3. The chart also shows that the inflationary episode of the 1970s and early 1980s in the U.S. was accompanied by both rising wages and rising consumers prices, which both peaked in 1980-1981; CPI inflation peaked at 14.6% in 1980 and wages in 1981 at 9.4%.  Since wages are simply the price of labor, and because inflation is a general overall increase in most prices, it would follow that rising inflationary pressures would generally have to also include rising inflationary wage increases, which we obviously haven't seen yet.  In fact, wage increases have been falling since 2007 as the graph and data indicate. 

Bottom Line: As I concluded about a year ago, it would be historically unprecedented to experience rising inflation in 2012 with stagnant wages, and therefore we can assume that unless and until we start seeing rising wages on the order of 5%, we won't see higher inflation this year.  That is, we can't have a 1970s-style inflationary "wage-price spiral" if wages are stagnant.  

7 Comments:

At 5/08/2012 3:17 PM, Blogger Terry said...

I have to laugh. It is not a wage price spiral when wages are stagnant at best. Inflation is here just not measured by the government to help reelect Obama. The term you need is Jimmy Carter's Stagflation. It is taking a President as inept as Carter to bring it back.

 
At 5/08/2012 5:13 PM, Blogger geoih said...

So, you're saying that rising prices without rising wages is a good thing?

Fun with aggregates.

 
At 5/08/2012 5:25 PM, Blogger Benjamin Cole said...

Not nly stagnant wages---unit labor costs are actually declining.

Add on: Commercial rents (outside Manhattan) are very soft, and down from five years most places.

Rent and labor make up roughly 70 percent of business costs.

Inflation is deader than Whitney Houston.

The true enemy is deflation--just ask Japan.

Add on: Since 1985, industrial production in the USA has doubled.

In Japan, it fell 20 percent (roughly)

Japan has had deflation, and we had (until recently) moderate inflation.

Theories are nice, but so is a pragmatic approach that gets results. Print more money.

 
At 5/08/2012 5:58 PM, Blogger Henry H said...

This comment has been removed by the author.

 
At 5/08/2012 5:59 PM, Blogger Henry H said...

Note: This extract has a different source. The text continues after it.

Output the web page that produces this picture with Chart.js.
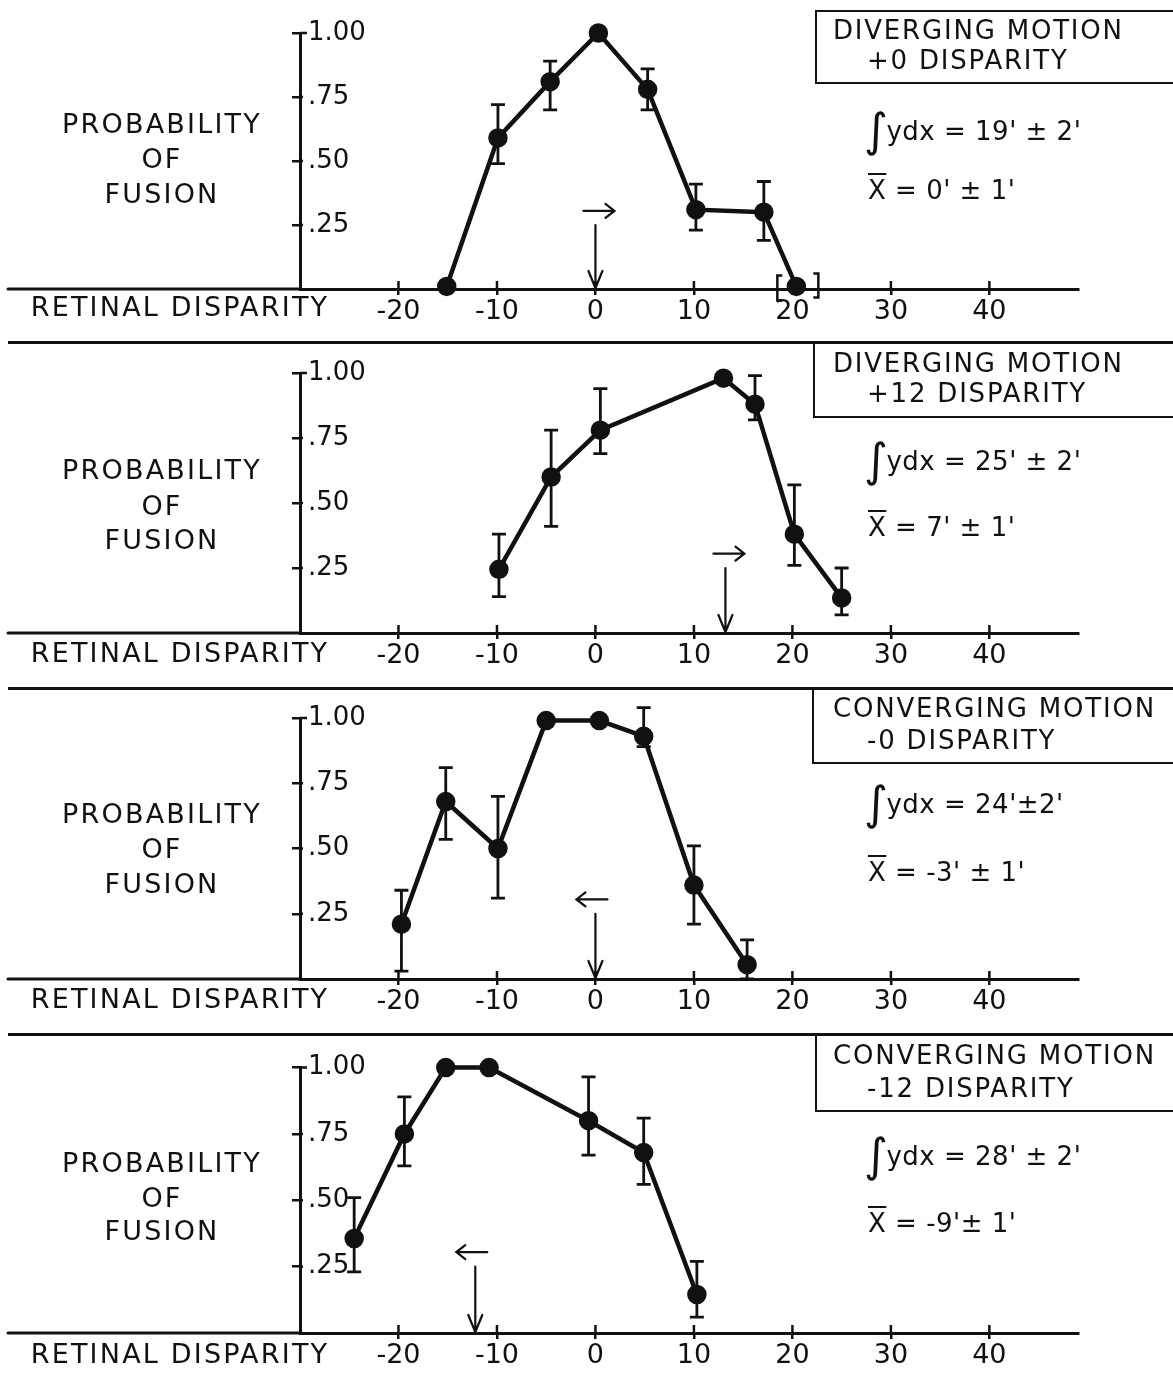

Natural gas and electricity deflation will keep a lid on wholesale price inflation.

Drill Baby Drill

 
At 5/09/2012 8:22 AM, Blogger VangelV said...

So, you're saying that rising prices without rising wages is a good thing?

That is the part that has me confused. If food, fuel, insurance, tuition, health care, etc., are now going up why is Mark happy that wages are stagnant?

 
At 5/09/2012 8:53 AM, Blogger Jon Murphy said...

Here's something to consider with inflation:

The Consumer Price Index for All Items (so including food and energy) is fairly muted right now (whether you like the CPI calculations or not is irrelevant; this is what it is). However, the Producer Price Index (PPI) for most items is down from the year ago levels.

So, inflation will not be coming from supply-push (in other words, it won't be coming from producers raising prices to cover higher input costs), but will be coming from demand-pull (consumers buying more driving the costs up). While we are seeing increased consumption (retail sales are at record levels and auto retail sales are doing well, as well as record wholesale trade), as long as unemployment remains high, the effects of inflation will likely remain muted, at least in the short- to medium- term.